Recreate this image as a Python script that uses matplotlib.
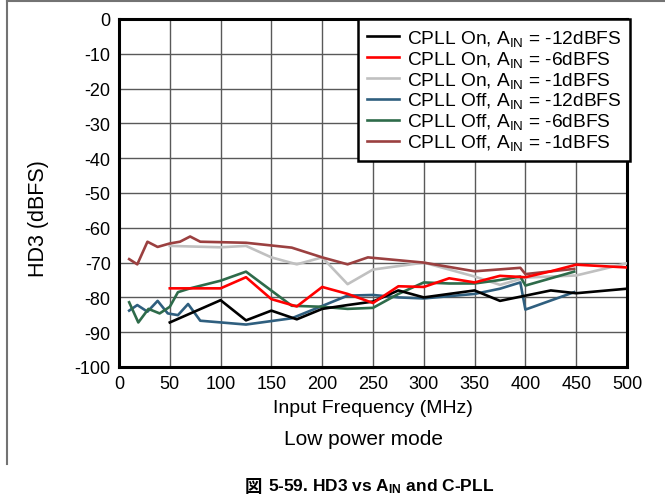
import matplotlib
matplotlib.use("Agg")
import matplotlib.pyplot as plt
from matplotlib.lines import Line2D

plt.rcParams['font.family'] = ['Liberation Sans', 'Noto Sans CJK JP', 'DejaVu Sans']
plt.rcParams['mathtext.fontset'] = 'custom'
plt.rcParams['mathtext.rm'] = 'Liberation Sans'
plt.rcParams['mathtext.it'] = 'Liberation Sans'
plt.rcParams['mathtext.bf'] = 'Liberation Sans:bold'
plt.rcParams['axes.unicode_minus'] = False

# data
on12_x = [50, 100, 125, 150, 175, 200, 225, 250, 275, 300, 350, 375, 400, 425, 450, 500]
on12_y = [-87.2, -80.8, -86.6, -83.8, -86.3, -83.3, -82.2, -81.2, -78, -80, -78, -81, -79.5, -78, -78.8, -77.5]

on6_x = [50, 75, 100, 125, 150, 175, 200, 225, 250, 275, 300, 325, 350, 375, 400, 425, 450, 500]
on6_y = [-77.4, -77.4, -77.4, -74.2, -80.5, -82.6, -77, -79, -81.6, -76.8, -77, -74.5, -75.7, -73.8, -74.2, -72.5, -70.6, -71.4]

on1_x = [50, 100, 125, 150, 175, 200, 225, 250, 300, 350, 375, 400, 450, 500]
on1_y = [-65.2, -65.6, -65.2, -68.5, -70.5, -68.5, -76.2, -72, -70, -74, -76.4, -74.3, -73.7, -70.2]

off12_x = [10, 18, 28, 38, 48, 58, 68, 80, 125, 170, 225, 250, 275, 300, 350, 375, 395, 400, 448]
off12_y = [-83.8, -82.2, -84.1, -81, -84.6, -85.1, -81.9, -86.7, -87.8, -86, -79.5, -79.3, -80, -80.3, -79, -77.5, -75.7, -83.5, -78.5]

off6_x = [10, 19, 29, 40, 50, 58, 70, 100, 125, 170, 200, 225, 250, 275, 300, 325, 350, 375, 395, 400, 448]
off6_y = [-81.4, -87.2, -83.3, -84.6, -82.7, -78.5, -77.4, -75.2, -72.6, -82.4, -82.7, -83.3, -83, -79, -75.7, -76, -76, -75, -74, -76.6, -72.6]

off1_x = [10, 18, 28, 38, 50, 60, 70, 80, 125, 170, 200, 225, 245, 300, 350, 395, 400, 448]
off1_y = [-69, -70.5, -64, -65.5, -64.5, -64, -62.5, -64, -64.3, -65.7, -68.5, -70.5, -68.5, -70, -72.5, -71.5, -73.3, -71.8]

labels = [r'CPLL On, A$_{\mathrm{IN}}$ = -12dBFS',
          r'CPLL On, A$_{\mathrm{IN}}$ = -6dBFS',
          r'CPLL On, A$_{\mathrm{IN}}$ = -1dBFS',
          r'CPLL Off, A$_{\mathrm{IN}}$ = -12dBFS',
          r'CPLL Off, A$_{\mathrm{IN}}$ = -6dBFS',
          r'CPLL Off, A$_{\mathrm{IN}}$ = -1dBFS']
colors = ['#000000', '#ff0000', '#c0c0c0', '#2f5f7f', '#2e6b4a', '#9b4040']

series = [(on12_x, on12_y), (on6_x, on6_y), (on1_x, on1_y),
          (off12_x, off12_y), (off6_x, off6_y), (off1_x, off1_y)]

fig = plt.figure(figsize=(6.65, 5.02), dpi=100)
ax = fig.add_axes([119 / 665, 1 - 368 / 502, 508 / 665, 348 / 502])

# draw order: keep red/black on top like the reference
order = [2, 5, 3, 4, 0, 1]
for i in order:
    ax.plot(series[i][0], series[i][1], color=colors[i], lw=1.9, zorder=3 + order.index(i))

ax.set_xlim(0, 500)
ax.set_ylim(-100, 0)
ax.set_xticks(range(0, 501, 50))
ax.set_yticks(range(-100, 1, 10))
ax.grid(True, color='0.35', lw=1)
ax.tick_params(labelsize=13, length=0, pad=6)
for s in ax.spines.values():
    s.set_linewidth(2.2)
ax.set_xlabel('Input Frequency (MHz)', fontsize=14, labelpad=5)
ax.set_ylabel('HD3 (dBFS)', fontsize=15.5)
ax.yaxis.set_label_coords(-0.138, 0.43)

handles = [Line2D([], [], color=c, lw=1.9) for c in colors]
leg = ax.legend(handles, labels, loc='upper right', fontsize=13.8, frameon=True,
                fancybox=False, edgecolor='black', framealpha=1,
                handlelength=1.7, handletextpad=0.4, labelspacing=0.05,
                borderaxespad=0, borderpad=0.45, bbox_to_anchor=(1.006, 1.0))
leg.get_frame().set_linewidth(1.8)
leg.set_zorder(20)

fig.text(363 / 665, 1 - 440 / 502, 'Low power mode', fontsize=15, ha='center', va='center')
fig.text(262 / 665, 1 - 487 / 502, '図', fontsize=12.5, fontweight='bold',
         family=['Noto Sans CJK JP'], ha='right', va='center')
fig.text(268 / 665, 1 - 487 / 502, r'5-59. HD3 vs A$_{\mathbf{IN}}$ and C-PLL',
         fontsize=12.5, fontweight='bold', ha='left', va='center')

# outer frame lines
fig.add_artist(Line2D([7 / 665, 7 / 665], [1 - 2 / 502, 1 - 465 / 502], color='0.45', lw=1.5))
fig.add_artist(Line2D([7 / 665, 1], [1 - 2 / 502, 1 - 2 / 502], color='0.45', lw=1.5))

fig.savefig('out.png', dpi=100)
____________________
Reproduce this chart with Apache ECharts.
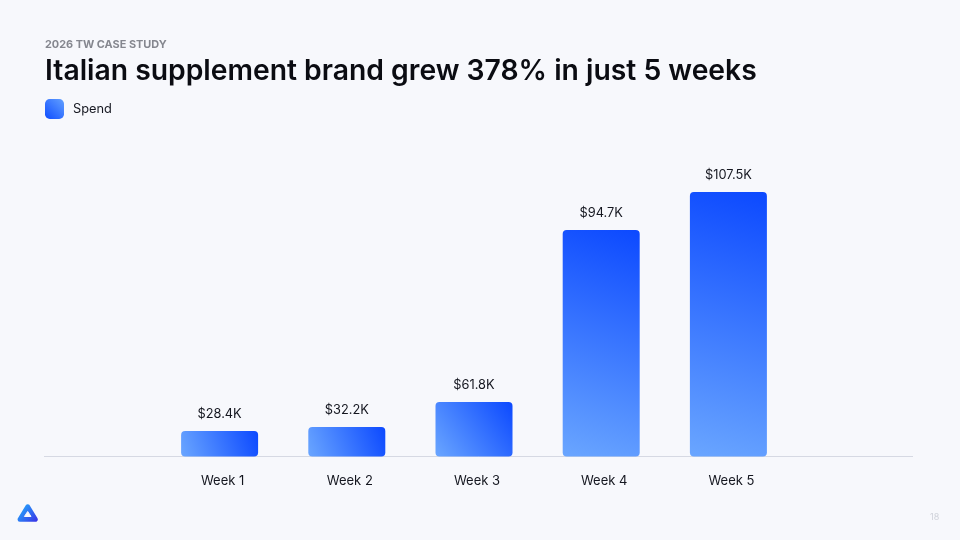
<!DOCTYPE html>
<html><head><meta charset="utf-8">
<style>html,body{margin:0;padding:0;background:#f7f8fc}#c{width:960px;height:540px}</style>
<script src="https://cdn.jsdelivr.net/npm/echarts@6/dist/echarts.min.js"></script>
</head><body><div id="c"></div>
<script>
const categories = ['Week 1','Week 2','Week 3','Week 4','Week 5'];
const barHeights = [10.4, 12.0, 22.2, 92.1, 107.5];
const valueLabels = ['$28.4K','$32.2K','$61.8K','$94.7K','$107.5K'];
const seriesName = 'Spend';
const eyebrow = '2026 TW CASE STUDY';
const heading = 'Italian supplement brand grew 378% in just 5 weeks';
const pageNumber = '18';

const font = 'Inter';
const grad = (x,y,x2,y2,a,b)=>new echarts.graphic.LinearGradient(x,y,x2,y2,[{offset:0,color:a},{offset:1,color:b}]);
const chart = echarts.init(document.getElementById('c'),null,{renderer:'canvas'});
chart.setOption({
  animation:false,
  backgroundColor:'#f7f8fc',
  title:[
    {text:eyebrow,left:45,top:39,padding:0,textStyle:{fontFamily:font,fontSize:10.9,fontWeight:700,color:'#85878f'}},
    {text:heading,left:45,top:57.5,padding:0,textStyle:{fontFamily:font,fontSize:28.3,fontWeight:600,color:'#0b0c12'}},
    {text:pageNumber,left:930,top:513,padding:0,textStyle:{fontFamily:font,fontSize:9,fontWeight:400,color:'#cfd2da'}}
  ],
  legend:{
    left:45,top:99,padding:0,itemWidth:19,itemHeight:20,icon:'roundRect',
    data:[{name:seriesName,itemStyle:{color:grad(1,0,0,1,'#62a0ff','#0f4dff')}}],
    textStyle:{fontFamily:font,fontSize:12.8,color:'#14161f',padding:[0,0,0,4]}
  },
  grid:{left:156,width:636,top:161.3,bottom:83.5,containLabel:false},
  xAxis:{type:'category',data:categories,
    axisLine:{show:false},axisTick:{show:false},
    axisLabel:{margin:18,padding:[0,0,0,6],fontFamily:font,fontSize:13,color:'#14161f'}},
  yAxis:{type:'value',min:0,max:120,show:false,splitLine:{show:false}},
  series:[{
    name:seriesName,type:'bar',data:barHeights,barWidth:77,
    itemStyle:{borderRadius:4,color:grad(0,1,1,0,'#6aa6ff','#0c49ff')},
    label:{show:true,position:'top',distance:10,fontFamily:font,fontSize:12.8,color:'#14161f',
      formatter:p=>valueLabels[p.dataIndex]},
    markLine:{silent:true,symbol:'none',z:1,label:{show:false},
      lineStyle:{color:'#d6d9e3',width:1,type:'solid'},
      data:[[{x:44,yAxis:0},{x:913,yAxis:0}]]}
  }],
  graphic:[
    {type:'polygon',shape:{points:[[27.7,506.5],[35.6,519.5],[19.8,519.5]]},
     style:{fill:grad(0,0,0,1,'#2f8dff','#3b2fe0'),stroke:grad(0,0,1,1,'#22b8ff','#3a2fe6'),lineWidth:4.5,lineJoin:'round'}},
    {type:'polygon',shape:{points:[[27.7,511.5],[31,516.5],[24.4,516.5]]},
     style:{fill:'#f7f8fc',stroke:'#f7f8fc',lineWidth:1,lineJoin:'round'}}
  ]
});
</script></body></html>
____________________
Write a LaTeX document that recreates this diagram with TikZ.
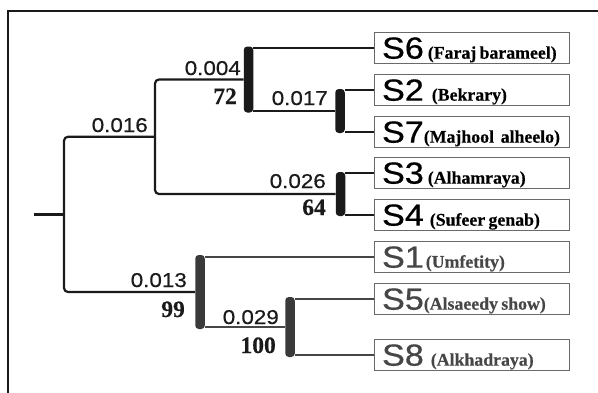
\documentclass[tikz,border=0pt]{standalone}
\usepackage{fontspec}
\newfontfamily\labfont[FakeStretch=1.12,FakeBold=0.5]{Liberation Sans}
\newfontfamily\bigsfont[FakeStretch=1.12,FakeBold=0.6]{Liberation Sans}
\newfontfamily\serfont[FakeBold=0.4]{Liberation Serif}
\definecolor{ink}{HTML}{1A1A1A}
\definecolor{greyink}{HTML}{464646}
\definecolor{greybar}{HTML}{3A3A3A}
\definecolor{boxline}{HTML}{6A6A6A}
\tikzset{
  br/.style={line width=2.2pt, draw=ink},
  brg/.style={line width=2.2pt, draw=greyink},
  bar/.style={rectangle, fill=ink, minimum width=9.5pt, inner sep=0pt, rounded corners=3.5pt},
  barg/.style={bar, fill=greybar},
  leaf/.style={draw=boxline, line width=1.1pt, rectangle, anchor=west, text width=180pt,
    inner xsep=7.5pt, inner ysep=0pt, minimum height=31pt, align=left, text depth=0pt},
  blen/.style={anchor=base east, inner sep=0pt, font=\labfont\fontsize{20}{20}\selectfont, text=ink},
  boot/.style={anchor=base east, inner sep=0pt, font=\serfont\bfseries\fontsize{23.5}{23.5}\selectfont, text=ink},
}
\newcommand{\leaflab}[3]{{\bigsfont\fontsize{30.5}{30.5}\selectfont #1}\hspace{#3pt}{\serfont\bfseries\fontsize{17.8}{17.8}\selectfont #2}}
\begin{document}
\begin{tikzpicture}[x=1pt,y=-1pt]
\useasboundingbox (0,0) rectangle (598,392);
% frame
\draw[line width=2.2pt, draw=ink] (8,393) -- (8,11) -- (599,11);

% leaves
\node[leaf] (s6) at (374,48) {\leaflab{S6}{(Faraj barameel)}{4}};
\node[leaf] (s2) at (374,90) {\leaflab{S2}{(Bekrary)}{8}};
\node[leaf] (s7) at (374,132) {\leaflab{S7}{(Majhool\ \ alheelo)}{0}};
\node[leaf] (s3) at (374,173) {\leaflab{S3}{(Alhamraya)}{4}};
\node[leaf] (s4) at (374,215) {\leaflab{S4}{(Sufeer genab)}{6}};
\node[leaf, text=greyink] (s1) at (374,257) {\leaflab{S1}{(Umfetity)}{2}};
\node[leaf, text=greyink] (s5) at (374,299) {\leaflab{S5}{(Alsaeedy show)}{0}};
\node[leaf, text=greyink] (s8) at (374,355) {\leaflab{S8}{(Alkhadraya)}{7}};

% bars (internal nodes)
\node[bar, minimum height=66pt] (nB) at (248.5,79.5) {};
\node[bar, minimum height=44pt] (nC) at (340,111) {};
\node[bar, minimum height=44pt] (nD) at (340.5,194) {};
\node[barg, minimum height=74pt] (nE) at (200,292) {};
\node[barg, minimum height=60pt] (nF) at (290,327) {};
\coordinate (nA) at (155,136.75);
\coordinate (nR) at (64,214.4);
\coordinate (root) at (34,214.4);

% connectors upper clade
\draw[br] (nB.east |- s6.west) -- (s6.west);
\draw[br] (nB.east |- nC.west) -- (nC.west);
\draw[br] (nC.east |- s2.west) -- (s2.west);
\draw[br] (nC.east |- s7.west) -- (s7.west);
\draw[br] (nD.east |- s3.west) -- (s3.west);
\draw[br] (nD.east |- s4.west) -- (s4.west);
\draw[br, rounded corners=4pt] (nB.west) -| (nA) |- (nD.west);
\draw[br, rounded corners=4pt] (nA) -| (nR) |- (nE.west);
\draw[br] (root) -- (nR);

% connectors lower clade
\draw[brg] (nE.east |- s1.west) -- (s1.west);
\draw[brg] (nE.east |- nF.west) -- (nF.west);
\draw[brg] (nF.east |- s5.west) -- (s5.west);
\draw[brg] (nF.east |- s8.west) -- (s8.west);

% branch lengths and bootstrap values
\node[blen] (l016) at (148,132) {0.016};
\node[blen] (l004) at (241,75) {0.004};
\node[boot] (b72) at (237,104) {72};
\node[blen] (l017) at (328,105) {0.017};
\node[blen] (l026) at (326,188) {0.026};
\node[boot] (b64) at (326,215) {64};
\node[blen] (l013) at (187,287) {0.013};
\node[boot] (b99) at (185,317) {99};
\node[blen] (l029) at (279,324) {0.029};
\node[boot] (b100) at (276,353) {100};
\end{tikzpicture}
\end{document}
____________________
**What you are asked to do:**
In the records above, tally the lines where the word "with" appears, and give the number and nothing else.

**Reply:**
2